Supplied data:
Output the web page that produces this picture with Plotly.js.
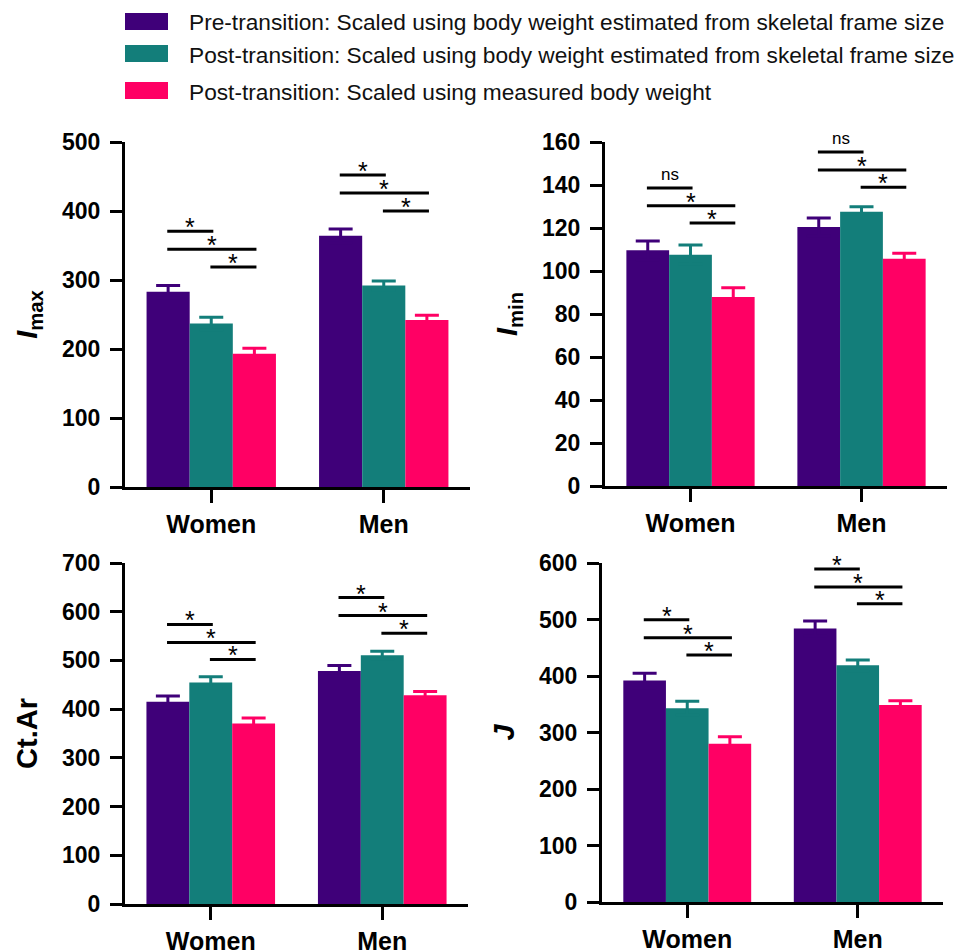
<!DOCTYPE html>
<html><head><meta charset="utf-8">
<script src="https://cdn.plot.ly/plotly-3.0.1.min.js"></script>
<style>html,body{margin:0;padding:0;background:#fff}#chart{width:965px;height:950px}</style>
</head><body><div id="chart"></div>
<script>
// ---------- data ----------
const categories = ['Women', 'Men'];
const seriesNames = [
  'Pre-transition: Scaled using body weight estimated from skeletal frame size',
  'Post-transition: Scaled using body weight estimated from skeletal frame size',
  'Post-transition: Scaled using measured body weight'
];
const seriesColors = ['#3f0079', '#137e7a', '#ff0064'];

// I_max
const imaxPre = [283, 364];        const imaxPreErr = [9, 10];
const imaxPostEst = [237, 292];    const imaxPostEstErr = [9, 6.5];
const imaxPostMeas = [193, 242];   const imaxPostMeasErr = [8, 7];
const imaxSigY = [370.5, 344.5, 319, 452, 426, 400];
const imaxSigLabels = ['*', '*', '*', '*', '*', '*'];

// I_min
const iminPre = [109.6, 120.5];    const iminPreErr = [4.4, 4.2];
const iminPostEst = [107.6, 127.6];const iminPostEstErr = [4.5, 2.3];
const iminPostMeas = [87.9, 105.7];const iminPostMeasErr = [4.3, 2.6];
const iminSigY = [138.6, 130.4, 122.3, 155.3, 147, 138.9];
const iminSigLabels = ['ns', '*', '*', 'ns', '*', '*'];

// Ct.Ar
const ctarPre = [415, 478.5];      const ctarPreErr = [12, 11];
const ctarPostEst = [454.5, 510.6];const ctarPostEstErr = [12, 8];
const ctarPostMeas = [370.5, 428.6];const ctarPostMeasErr = [11.5, 7.5];
const ctarSigY = [574, 537, 502, 629, 592, 556];
const ctarSigLabels = ['*', '*', '*', '*', '*', '*'];

// J
const jPre = [392, 484];           const jPreErr = [13, 13.5];
const jPostEst = [343, 419];       const jPostEstErr = [12.5, 9.5];
const jPostMeas = [280, 348.6];    const jPostMeasErr = [12.5, 7.7];
const jSigY = [499.5, 467.5, 437, 589.5, 557.7, 527.7];
const jSigLabels = ['*', '*', '*', '*', '*', '*'];

// comparison pairs (series indices) within each category, same order as SigY entries
const sigPairs = [[0, 1], [0, 2], [1, 2]];

// ---------- build ----------
const FONT = 'Arial, "Liberation Sans", Helvetica, sans-serif';
const panels = [
  {ax: '', vals: [imaxPre, imaxPostEst, imaxPostMeas], errs: [imaxPreErr, imaxPostEstErr, imaxPostMeasErr], sigY: imaxSigY, sigL: imaxSigLabels,
   xdom: [125/965, 470/965], ydom: [1-487/950, 1-142/950], range: [0, 500], dtick: 100, title: '<i>I</i><sub>max</sub>'},
  {ax: '2', vals: [iminPre, iminPostEst, iminPostMeas], errs: [iminPreErr, iminPostEstErr, iminPostMeasErr], sigY: iminSigY, sigL: iminSigLabels,
   xdom: [605/965, 947/965], ydom: [1-486/950, 1-142/950], range: [0, 160], dtick: 20, title: '<i>I</i><sub>min</sub>'},
  {ax: '3', vals: [ctarPre, ctarPostEst, ctarPostMeas], errs: [ctarPreErr, ctarPostEstErr, ctarPostMeasErr], sigY: ctarSigY, sigL: ctarSigLabels,
   xdom: [125/965, 468/965], ydom: [1-904/950, 1-563/950], range: [0, 700], dtick: 100, title: 'Ct.Ar'},
  {ax: '4', vals: [jPre, jPostEst, jPostMeas], errs: [jPreErr, jPostEstErr, jPostMeasErr], sigY: jSigY, sigL: jSigLabels,
   xdom: [602/965, 943/965], ydom: [1-902/950, 1-563/950], range: [0, 600], dtick: 100, title: '<i>J</i>'}
];

const BARGAP = 0.25;
const barW = (1 - BARGAP) / 3;
const traces = [];
const shapes = [];
const annotations = [];
const layout = {
  width: 965, height: 950,
  margin: {l: 0, r: 0, t: 0, b: 0},
  paper_bgcolor: '#fff', plot_bgcolor: '#fff',
  barmode: 'group', bargap: BARGAP, bargroupgap: 0,
  showlegend: false,
  font: {family: FONT, color: '#000'}
};

panels.forEach(p => {
  const xa = 'x' + p.ax, ya = 'y' + p.ax;
  p.vals.forEach((v, s) => {
    traces.push({
      type: 'bar', x: categories, y: v, name: seriesNames[s],
      xaxis: xa, yaxis: ya,
      marker: {color: seriesColors[s], line: {width: 0}},
      error_y: {type: 'data', array: p.errs[s], symmetric: true, color: seriesColors[s], thickness: 3, width: 12},
      hoverinfo: 'skip'
    });
  });
  layout['xaxis' + p.ax] = {
    domain: p.xdom, anchor: ya, type: 'category', range: [-0.5, 1.5],
    showgrid: false, zeroline: false, showline: true, linewidth: 3, linecolor: '#000',
    ticks: 'outside', ticklen: 13, tickwidth: 3, tickcolor: '#000', ticklabelstandoff: 0,
    tickfont: {family: FONT, size: 25, color: '#000', weight: 'bold'}, fixedrange: true
  };
  layout['yaxis' + p.ax] = {
    domain: p.ydom, anchor: xa, range: p.range, tick0: 0, dtick: p.dtick,
    showgrid: false, zeroline: false, showline: true, linewidth: 3, linecolor: '#000',
    ticks: 'outside', ticklen: 12, tickwidth: 3, tickcolor: '#000', ticklabelstandoff: 5,
    tickfont: {family: FONT, size: 23, color: '#000', weight: 'bold'}, fixedrange: true,
    title: {text: p.title, font: {family: FONT, size: 29, color: '#000', weight: 'bold'}, standoff: 16}
  };
  // significance brackets
  p.sigY.forEach((yv, i) => {
    const cat = Math.floor(i / 3);
    const pair = sigPairs[i % 3];
    const x0 = cat + (pair[0] - 1) * barW - 0.005;
    const x1 = cat + (pair[1] - 1) * barW + 0.012;
    shapes.push({type: 'line', xref: xa, yref: ya, x0: x0, x1: x1, y0: yv, y1: yv,
      line: {color: '#000', width: 3}});
    const isStar = p.sigL[i] === '*';
    annotations.push({xref: xa, yref: ya, x: (x0 + x1) / 2, y: yv, text: p.sigL[i],
      showarrow: false, xanchor: 'center', yanchor: 'bottom',
      yshift: isStar ? -12 : 2,
      font: {family: FONT, size: isStar ? 25 : 17, color: '#000'}});
  });
});

// custom legend (large swatches like the reference)
const legendRowsY = [21.5, 53.5, 90.5];
seriesNames.forEach((n, s) => {
  const cy = legendRowsY[s];
  shapes.push({type: 'rect', xref: 'paper', yref: 'paper',
    x0: 125/965, x1: 168/965, y0: 1 - (cy + 8.5)/950, y1: 1 - (cy - 8.5)/950,
    fillcolor: seriesColors[s], line: {width: 0}});
  annotations.push({xref: 'paper', yref: 'paper', x: 187/965, y: 1 - (cy + 1)/950,
    xanchor: 'left', yanchor: 'middle', text: n, showarrow: false,
    font: {family: FONT, size: 22.7, color: '#111'}});
});

layout.shapes = shapes;
layout.annotations = annotations;

Plotly.newPlot('chart', traces, layout, {displayModeBar: false, staticPlot: true});
</script>
</body></html>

Short problem: Repeat the material exactly as it reads, without any of its pictures.

Expected output:
Output the web page that produces this picture with Plotly.js.
<!DOCTYPE html>
<html><head><meta charset="utf-8">
<script src="https://cdn.plot.ly/plotly-3.0.1.min.js"></script>
<style>html,body{margin:0;padding:0;background:#fff}#chart{width:965px;height:950px}</style>
</head><body><div id="chart"></div>
<script>
// ---------- data ----------
const categories = ['Women', 'Men'];
const seriesNames = [
  'Pre-transition: Scaled using body weight estimated from skeletal frame size',
  'Post-transition: Scaled using body weight estimated from skeletal frame size',
  'Post-transition: Scaled using measured body weight'
];
const seriesColors = ['#3f0079', '#137e7a', '#ff0064'];

// I_max
const imaxPre = [283, 364];        const imaxPreErr = [9, 10];
const imaxPostEst = [237, 292];    const imaxPostEstErr = [9, 6.5];
const imaxPostMeas = [193, 242];   const imaxPostMeasErr = [8, 7];
const imaxSigY = [370.5, 344.5, 319, 452, 426, 400];
const imaxSigLabels = ['*', '*', '*', '*', '*', '*'];

// I_min
const iminPre = [109.6, 120.5];    const iminPreErr = [4.4, 4.2];
const iminPostEst = [107.6, 127.6];const iminPostEstErr = [4.5, 2.3];
const iminPostMeas = [87.9, 105.7];const iminPostMeasErr = [4.3, 2.6];
const iminSigY = [138.6, 130.4, 122.3, 155.3, 147, 138.9];
const iminSigLabels = ['ns', '*', '*', 'ns', '*', '*'];

// Ct.Ar
const ctarPre = [415, 478.5];      const ctarPreErr = [12, 11];
const ctarPostEst = [454.5, 510.6];const ctarPostEstErr = [12, 8];
const ctarPostMeas = [370.5, 428.6];const ctarPostMeasErr = [11.5, 7.5];
const ctarSigY = [574, 537, 502, 629, 592, 556];
const ctarSigLabels = ['*', '*', '*', '*', '*', '*'];

// J
const jPre = [392, 484];           const jPreErr = [13, 13.5];
const jPostEst = [343, 419];       const jPostEstErr = [12.5, 9.5];
const jPostMeas = [280, 348.6];    const jPostMeasErr = [12.5, 7.7];
const jSigY = [499.5, 467.5, 437, 589.5, 557.7, 527.7];
const jSigLabels = ['*', '*', '*', '*', '*', '*'];

// comparison pairs (series indices) within each category, same order as SigY entries
const sigPairs = [[0, 1], [0, 2], [1, 2]];

// ---------- build ----------
const FONT = 'Arial, "Liberation Sans", Helvetica, sans-serif';
const panels = [
  {ax: '', vals: [imaxPre, imaxPostEst, imaxPostMeas], errs: [imaxPreErr, imaxPostEstErr, imaxPostMeasErr], sigY: imaxSigY, sigL: imaxSigLabels,
   xdom: [125/965, 470/965], ydom: [1-487/950, 1-142/950], range: [0, 500], dtick: 100, title: '<i>I</i><sub>max</sub>'},
  {ax: '2', vals: [iminPre, iminPostEst, iminPostMeas], errs: [iminPreErr, iminPostEstErr, iminPostMeasErr], sigY: iminSigY, sigL: iminSigLabels,
   xdom: [605/965, 947/965], ydom: [1-486/950, 1-142/950], range: [0, 160], dtick: 20, title: '<i>I</i><sub>min</sub>'},
  {ax: '3', vals: [ctarPre, ctarPostEst, ctarPostMeas], errs: [ctarPreErr, ctarPostEstErr, ctarPostMeasErr], sigY: ctarSigY, sigL: ctarSigLabels,
   xdom: [125/965, 468/965], ydom: [1-904/950, 1-563/950], range: [0, 700], dtick: 100, title: 'Ct.Ar'},
  {ax: '4', vals: [jPre, jPostEst, jPostMeas], errs: [jPreErr, jPostEstErr, jPostMeasErr], sigY: jSigY, sigL: jSigLabels,
   xdom: [602/965, 943/965], ydom: [1-902/950, 1-563/950], range: [0, 600], dtick: 100, title: '<i>J</i>'}
];

const BARGAP = 0.25;
const barW = (1 - BARGAP) / 3;
const traces = [];
const shapes = [];
const annotations = [];
const layout = {
  width: 965, height: 950,
  margin: {l: 0, r: 0, t: 0, b: 0},
  paper_bgcolor: '#fff', plot_bgcolor: '#fff',
  barmode: 'group', bargap: BARGAP, bargroupgap: 0,
  showlegend: false,
  font: {family: FONT, color: '#000'}
};

panels.forEach(p => {
  const xa = 'x' + p.ax, ya = 'y' + p.ax;
  p.vals.forEach((v, s) => {
    traces.push({
      type: 'bar', x: categories, y: v, name: seriesNames[s],
      xaxis: xa, yaxis: ya,
      marker: {color: seriesColors[s], line: {width: 0}},
      error_y: {type: 'data', array: p.errs[s], symmetric: true, color: seriesColors[s], thickness: 3, width: 12},
      hoverinfo: 'skip'
    });
  });
  layout['xaxis' + p.ax] = {
    domain: p.xdom, anchor: ya, type: 'category', range: [-0.5, 1.5],
    showgrid: false, zeroline: false, showline: true, linewidth: 3, linecolor: '#000',
    ticks: 'outside', ticklen: 13, tickwidth: 3, tickcolor: '#000', ticklabelstandoff: 0,
    tickfont: {family: FONT, size: 25, color: '#000', weight: 'bold'}, fixedrange: true
  };
  layout['yaxis' + p.ax] = {
    domain: p.ydom, anchor: xa, range: p.range, tick0: 0, dtick: p.dtick,
    showgrid: false, zeroline: false, showline: true, linewidth: 3, linecolor: '#000',
    ticks: 'outside', ticklen: 12, tickwidth: 3, tickcolor: '#000', ticklabelstandoff: 5,
    tickfont: {family: FONT, size: 23, color: '#000', weight: 'bold'}, fixedrange: true,
    title: {text: p.title, font: {family: FONT, size: 29, color: '#000', weight: 'bold'}, standoff: 16}
  };
  // significance brackets
  p.sigY.forEach((yv, i) => {
    const cat = Math.floor(i / 3);
    const pair = sigPairs[i % 3];
    const x0 = cat + (pair[0] - 1) * barW - 0.005;
    const x1 = cat + (pair[1] - 1) * barW + 0.012;
    shapes.push({type: 'line', xref: xa, yref: ya, x0: x0, x1: x1, y0: yv, y1: yv,
      line: {color: '#000', width: 3}});
    const isStar = p.sigL[i] === '*';
    annotations.push({xref: xa, yref: ya, x: (x0 + x1) / 2, y: yv, text: p.sigL[i],
      showarrow: false, xanchor: 'center', yanchor: 'bottom',
      yshift: isStar ? -12 : 2,
      font: {family: FONT, size: isStar ? 25 : 17, color: '#000'}});
  });
});

// custom legend (large swatches like the reference)
const legendRowsY = [21.5, 53.5, 90.5];
seriesNames.forEach((n, s) => {
  const cy = legendRowsY[s];
  shapes.push({type: 'rect', xref: 'paper', yref: 'paper',
    x0: 125/965, x1: 168/965, y0: 1 - (cy + 8.5)/950, y1: 1 - (cy - 8.5)/950,
    fillcolor: seriesColors[s], line: {width: 0}});
  annotations.push({xref: 'paper', yref: 'paper', x: 187/965, y: 1 - (cy + 1)/950,
    xanchor: 'left', yanchor: 'middle', text: n, showarrow: false,
    font: {family: FONT, size: 22.7, color: '#111'}});
});

layout.shapes = shapes;
layout.annotations = annotations;

Plotly.newPlot('chart', traces, layout, {displayModeBar: false, staticPlot: true});
</script>
</body></html>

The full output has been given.